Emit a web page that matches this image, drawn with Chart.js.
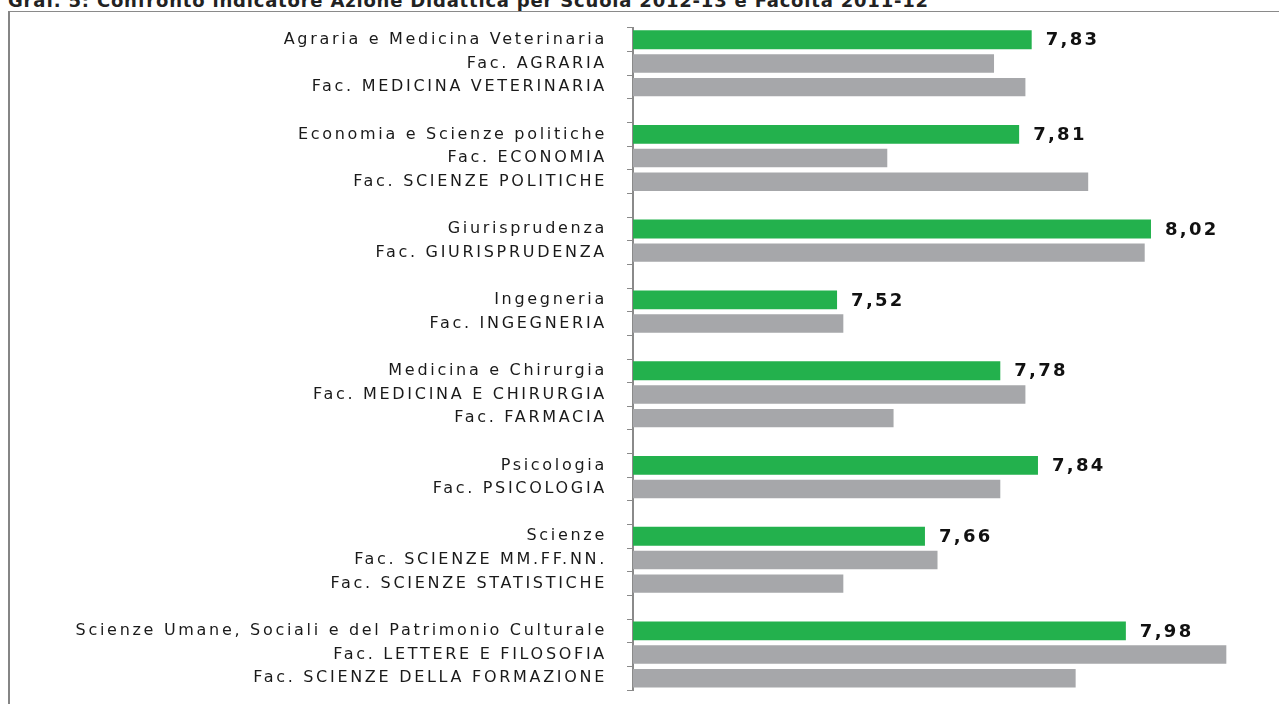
<!DOCTYPE html>
<html>
<head>
<meta charset="utf-8">
<script src="https://cdn.jsdelivr.net/npm/chart.js@4.4.1/dist/chart.umd.min.js"></script>
<style>
  body { margin: 0; background: #fff; overflow: hidden; }
  #wrap { position: relative; width: 1279px; height: 704px; }
  #title {
    position: absolute; left: 8px; top: -8px; white-space: nowrap;
    font: bold 18px "DejaVu Sans", sans-serif; color: #222; line-height: 18px;
    letter-spacing: 0.8px;
  }
  #frame {
    position: absolute; left: 8px; top: 11px; width: 1300px; height: 720px;
    border-left: 2px solid #858585; border-top: 1px solid #8a8a8a;
  }
  #box { position: absolute; left: 0; top: 0; width: 1279px; height: 704px; }
</style>
</head>
<body>
<div id="wrap">
  <div id="title">Graf. 5: Confronto indicatore Azione Didattica per Scuola 2012-13 e Facoltà 2011-12</div>
  <div id="frame"></div>
  <div id="box"><canvas id="c"></canvas></div>
</div>
<script>
// rows top to bottom; "" rows are the gaps between schools
const categories = [
  "Agraria e Medicina Veterinaria", "Fac. AGRARIA", "Fac. MEDICINA VETERINARIA", "",
  "Economia e Scienze politiche", "Fac. ECONOMIA", "Fac. SCIENZE POLITICHE", "",
  "Giurisprudenza", "Fac. GIURISPRUDENZA", "",
  "Ingegneria", "Fac. INGEGNERIA", "",
  "Medicina e Chirurgia", "Fac. MEDICINA E CHIRURGIA", "Fac. FARMACIA", "",
  "Psicologia", "Fac. PSICOLOGIA", "",
  "Scienze", "Fac. SCIENZE MM.FF.NN.", "Fac. SCIENZE STATISTICHE", "",
  "Scienze Umane, Sociali e del Patrimonio Culturale", "Fac. LETTERE E FILOSOFIA", "Fac. SCIENZE DELLA FORMAZIONE"
];

// Scuola 2012-13
const scuola = [
  7.83, null, null, null,
  7.81, null, null, null,
  8.02, null, null,
  7.52, null, null,
  7.78, null, null, null,
  7.84, null, null,
  7.66, null, null, null,
  7.98, null, null
];

// Facoltà 2011-12
const facolta = [
  null, 7.77, 7.82, null,
  null, 7.60, 7.92, null,
  null, 8.01, null,
  null, 7.53, null,
  null, 7.82, 7.61, null,
  null, 7.78, null,
  null, 7.68, 7.53, null,
  null, 8.14, 7.90
];

const axisMin = 7.195;
const axisMax = 8.2;

const valueLabels = {
  id: "valueLabels",
  afterDatasetsDraw(chart) {
    const ctx = chart.ctx;
    const meta = chart.getDatasetMeta(0);
    ctx.save();
    ctx.font = "bold 18px 'DejaVu Sans', sans-serif";
    ctx.letterSpacing = "2.3px";
    ctx.fillStyle = "#111";
    ctx.textBaseline = "middle";
    ctx.textAlign = "left";
    meta.data.forEach((bar, i) => {
      const v = scuola[i];
      if (v == null) return;
      ctx.fillText(v.toFixed(2).replace(".", ","), bar.x + 14, bar.y + 1);
    });
    ctx.restore();
  }
};

const labelSpacing = {
  id: "labelSpacing",
  beforeDraw(chart) { chart.ctx.letterSpacing = "2.7px"; },
  afterDraw(chart) { chart.ctx.letterSpacing = "0px"; }
};

new Chart(document.getElementById("c"), {
  type: "bar",
  data: {
    labels: categories,
    datasets: [
      { label: "Scuola 2012-13", data: scuola, backgroundColor: "#23b14d", grouped: false,
        barPercentage: 0.8, categoryPercentage: 1 },
      { label: "Facoltà 2011-12", data: facolta, backgroundColor: "#a6a7aa", grouped: false,
        barPercentage: 0.78, categoryPercentage: 1 }
    ]
  },
  options: {
    indexAxis: "y",
    responsive: true,
    maintainAspectRatio: false,
    animation: false,
    layout: { padding: { top: 28, bottom: 14, right: 15, left: 0 } },
    plugins: { legend: { display: false }, tooltip: { enabled: false } },
    scales: {
      x: { display: false, min: axisMin, max: axisMax },
      y: {
        afterFit(scale) {
          scale.width = 633;
          scale.paddingTop = 0;
          scale.paddingBottom = 0;
        },
        grid: { offset: true, drawOnChartArea: false, drawTicks: true, tickLength: 6, color: "#8a8a8a" },
        border: { color: "#8a8a8a", width: 2 },
        ticks: {
          autoSkip: false, padding: 20, color: "#1a1a1a",
          font: { family: "'DejaVu Sans', sans-serif", size: 16 }
        }
      }
    }
  },
  plugins: [labelSpacing, valueLabels]
});
</script>
</body>
</html>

=====

GOAL: Return the whole listing, word for word, and leave out every picture.

ANSWER FOR THIS EXERCISE:
Emit a web page that matches this image, drawn with Chart.js.
<!DOCTYPE html>
<html>
<head>
<meta charset="utf-8">
<script src="https://cdn.jsdelivr.net/npm/chart.js@4.4.1/dist/chart.umd.min.js"></script>
<style>
  body { margin: 0; background: #fff; overflow: hidden; }
  #wrap { position: relative; width: 1279px; height: 704px; }
  #title {
    position: absolute; left: 8px; top: -8px; white-space: nowrap;
    font: bold 18px "DejaVu Sans", sans-serif; color: #222; line-height: 18px;
    letter-spacing: 0.8px;
  }
  #frame {
    position: absolute; left: 8px; top: 11px; width: 1300px; height: 720px;
    border-left: 2px solid #858585; border-top: 1px solid #8a8a8a;
  }
  #box { position: absolute; left: 0; top: 0; width: 1279px; height: 704px; }
</style>
</head>
<body>
<div id="wrap">
  <div id="title">Graf. 5: Confronto indicatore Azione Didattica per Scuola 2012-13 e Facoltà 2011-12</div>
  <div id="frame"></div>
  <div id="box"><canvas id="c"></canvas></div>
</div>
<script>
// rows top to bottom; "" rows are the gaps between schools
const categories = [
  "Agraria e Medicina Veterinaria", "Fac. AGRARIA", "Fac. MEDICINA VETERINARIA", "",
  "Economia e Scienze politiche", "Fac. ECONOMIA", "Fac. SCIENZE POLITICHE", "",
  "Giurisprudenza", "Fac. GIURISPRUDENZA", "",
  "Ingegneria", "Fac. INGEGNERIA", "",
  "Medicina e Chirurgia", "Fac. MEDICINA E CHIRURGIA", "Fac. FARMACIA", "",
  "Psicologia", "Fac. PSICOLOGIA", "",
  "Scienze", "Fac. SCIENZE MM.FF.NN.", "Fac. SCIENZE STATISTICHE", "",
  "Scienze Umane, Sociali e del Patrimonio Culturale", "Fac. LETTERE E FILOSOFIA", "Fac. SCIENZE DELLA FORMAZIONE"
];

// Scuola 2012-13
const scuola = [
  7.83, null, null, null,
  7.81, null, null, null,
  8.02, null, null,
  7.52, null, null,
  7.78, null, null, null,
  7.84, null, null,
  7.66, null, null, null,
  7.98, null, null
];

// Facoltà 2011-12
const facolta = [
  null, 7.77, 7.82, null,
  null, 7.60, 7.92, null,
  null, 8.01, null,
  null, 7.53, null,
  null, 7.82, 7.61, null,
  null, 7.78, null,
  null, 7.68, 7.53, null,
  null, 8.14, 7.90
];

const axisMin = 7.195;
const axisMax = 8.2;

const valueLabels = {
  id: "valueLabels",
  afterDatasetsDraw(chart) {
    const ctx = chart.ctx;
    const meta = chart.getDatasetMeta(0);
    ctx.save();
    ctx.font = "bold 18px 'DejaVu Sans', sans-serif";
    ctx.letterSpacing = "2.3px";
    ctx.fillStyle = "#111";
    ctx.textBaseline = "middle";
    ctx.textAlign = "left";
    meta.data.forEach((bar, i) => {
      const v = scuola[i];
      if (v == null) return;
      ctx.fillText(v.toFixed(2).replace(".", ","), bar.x + 14, bar.y + 1);
    });
    ctx.restore();
  }
};

const labelSpacing = {
  id: "labelSpacing",
  beforeDraw(chart) { chart.ctx.letterSpacing = "2.7px"; },
  afterDraw(chart) { chart.ctx.letterSpacing = "0px"; }
};

new Chart(document.getElementById("c"), {
  type: "bar",
  data: {
    labels: categories,
    datasets: [
      { label: "Scuola 2012-13", data: scuola, backgroundColor: "#23b14d", grouped: false,
        barPercentage: 0.8, categoryPercentage: 1 },
      { label: "Facoltà 2011-12", data: facolta, backgroundColor: "#a6a7aa", grouped: false,
        barPercentage: 0.78, categoryPercentage: 1 }
    ]
  },
  options: {
    indexAxis: "y",
    responsive: true,
    maintainAspectRatio: false,
    animation: false,
    layout: { padding: { top: 28, bottom: 14, right: 15, left: 0 } },
    plugins: { legend: { display: false }, tooltip: { enabled: false } },
    scales: {
      x: { display: false, min: axisMin, max: axisMax },
      y: {
        afterFit(scale) {
          scale.width = 633;
          scale.paddingTop = 0;
          scale.paddingBottom = 0;
        },
        grid: { offset: true, drawOnChartArea: false, drawTicks: true, tickLength: 6, color: "#8a8a8a" },
        border: { color: "#8a8a8a", width: 2 },
        ticks: {
          autoSkip: false, padding: 20, color: "#1a1a1a",
          font: { family: "'DejaVu Sans', sans-serif", size: 16 }
        }
      }
    }
  },
  plugins: [labelSpacing, valueLabels]
});
</script>
</body>
</html>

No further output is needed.